Nonequilibrium electron spin relaxation in n-type doped GaAs sample

Abstract

Non-equilibrium electron spin relaxation in a n-type doped GaAs bulk semiconductor is investigated. We use a semiclassical Monte Carlo approach by considering multivalley spin dynamics of drifting electrons. Spin relaxation is considered through the D'yakonov-Perel mechanism, which is the dominant process in III-V semiconductors. An analytical expression for the inhomogeneous broadening of spin precession vector is derived by taking into account the effect of the electric field and the doping density. The inclusion of electron-electron scattering has the effect of increasing both the spin lifetime and the depolarization length. In particular, we find a non-monotonic trend with the maximum of both the spin lifetime and the depolarization length, as a function of the lattice temperature.
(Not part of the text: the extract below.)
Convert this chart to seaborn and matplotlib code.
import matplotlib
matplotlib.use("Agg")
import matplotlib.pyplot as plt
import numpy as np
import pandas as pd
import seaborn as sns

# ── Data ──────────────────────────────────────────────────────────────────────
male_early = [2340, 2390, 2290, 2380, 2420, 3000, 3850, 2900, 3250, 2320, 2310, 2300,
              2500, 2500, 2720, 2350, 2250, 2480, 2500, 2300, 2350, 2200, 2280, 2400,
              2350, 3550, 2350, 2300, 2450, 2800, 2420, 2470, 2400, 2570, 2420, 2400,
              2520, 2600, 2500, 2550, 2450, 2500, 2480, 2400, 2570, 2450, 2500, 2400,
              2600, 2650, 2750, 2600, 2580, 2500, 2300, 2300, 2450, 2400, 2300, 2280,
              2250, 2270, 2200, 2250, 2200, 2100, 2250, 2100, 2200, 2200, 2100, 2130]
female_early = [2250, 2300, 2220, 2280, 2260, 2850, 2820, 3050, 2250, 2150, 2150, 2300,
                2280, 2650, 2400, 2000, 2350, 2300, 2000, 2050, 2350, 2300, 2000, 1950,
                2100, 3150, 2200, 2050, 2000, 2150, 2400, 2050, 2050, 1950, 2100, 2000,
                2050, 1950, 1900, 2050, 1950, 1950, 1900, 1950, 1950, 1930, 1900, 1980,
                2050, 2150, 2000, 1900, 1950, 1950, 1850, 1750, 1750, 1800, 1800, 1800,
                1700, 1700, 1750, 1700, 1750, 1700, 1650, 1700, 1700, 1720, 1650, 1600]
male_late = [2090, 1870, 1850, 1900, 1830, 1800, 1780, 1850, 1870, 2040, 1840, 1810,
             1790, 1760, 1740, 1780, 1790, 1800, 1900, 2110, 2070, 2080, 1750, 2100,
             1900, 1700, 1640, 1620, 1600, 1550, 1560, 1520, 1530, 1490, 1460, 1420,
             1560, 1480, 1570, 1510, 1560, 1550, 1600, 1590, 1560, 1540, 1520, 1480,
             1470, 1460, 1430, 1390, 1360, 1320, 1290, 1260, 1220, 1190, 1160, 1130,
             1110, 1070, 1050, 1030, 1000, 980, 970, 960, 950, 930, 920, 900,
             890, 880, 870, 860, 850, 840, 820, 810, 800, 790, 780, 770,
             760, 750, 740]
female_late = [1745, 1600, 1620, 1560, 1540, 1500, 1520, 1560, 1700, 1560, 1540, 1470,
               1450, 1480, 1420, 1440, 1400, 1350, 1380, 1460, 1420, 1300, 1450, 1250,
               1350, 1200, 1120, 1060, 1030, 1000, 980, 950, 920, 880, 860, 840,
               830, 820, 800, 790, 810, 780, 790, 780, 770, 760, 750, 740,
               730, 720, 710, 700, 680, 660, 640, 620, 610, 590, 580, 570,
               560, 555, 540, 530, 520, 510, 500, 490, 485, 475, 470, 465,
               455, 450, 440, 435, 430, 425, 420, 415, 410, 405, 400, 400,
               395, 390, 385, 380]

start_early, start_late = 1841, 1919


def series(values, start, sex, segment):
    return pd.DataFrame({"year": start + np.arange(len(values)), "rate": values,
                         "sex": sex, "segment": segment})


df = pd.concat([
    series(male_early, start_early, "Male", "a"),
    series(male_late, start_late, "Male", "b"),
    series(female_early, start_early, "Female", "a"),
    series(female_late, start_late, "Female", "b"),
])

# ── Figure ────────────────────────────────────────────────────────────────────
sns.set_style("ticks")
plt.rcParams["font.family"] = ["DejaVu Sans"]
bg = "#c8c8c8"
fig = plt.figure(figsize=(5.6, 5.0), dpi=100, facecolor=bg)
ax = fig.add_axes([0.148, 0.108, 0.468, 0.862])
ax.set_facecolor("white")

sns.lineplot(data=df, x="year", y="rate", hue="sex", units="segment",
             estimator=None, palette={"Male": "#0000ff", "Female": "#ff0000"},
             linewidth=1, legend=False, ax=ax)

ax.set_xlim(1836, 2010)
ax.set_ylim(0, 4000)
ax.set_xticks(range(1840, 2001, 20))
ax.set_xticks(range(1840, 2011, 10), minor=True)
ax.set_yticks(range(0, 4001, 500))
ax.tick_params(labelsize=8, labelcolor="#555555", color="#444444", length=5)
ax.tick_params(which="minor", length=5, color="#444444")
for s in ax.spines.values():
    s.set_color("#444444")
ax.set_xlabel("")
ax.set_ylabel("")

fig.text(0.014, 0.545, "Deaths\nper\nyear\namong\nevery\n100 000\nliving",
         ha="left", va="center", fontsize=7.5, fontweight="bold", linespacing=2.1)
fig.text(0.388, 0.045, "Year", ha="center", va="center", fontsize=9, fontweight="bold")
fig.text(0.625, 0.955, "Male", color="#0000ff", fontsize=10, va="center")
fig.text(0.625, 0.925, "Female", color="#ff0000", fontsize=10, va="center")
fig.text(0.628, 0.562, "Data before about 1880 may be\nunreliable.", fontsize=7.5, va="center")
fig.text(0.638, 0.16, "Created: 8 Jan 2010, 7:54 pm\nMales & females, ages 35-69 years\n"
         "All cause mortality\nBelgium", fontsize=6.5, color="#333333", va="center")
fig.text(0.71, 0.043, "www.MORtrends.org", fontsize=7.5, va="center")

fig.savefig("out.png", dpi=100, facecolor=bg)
This peculiar behavior, which is due to the nonlinear spin-lattice interaction through the phononic thermal bath, is akin to the noise-enhanced stability phenomenon. Moreover, for lattice temperatures up to 77 K the electron spin lifetime slightly increases with the doping density, while the spin depolarization length shows a decreasing behaviour. For electic field amplitudes higher than the threshold field (Gunn field), the spin lifetime increases with the lattice temperature. Our numerical findings are validated by a good agreement with the available experimental results.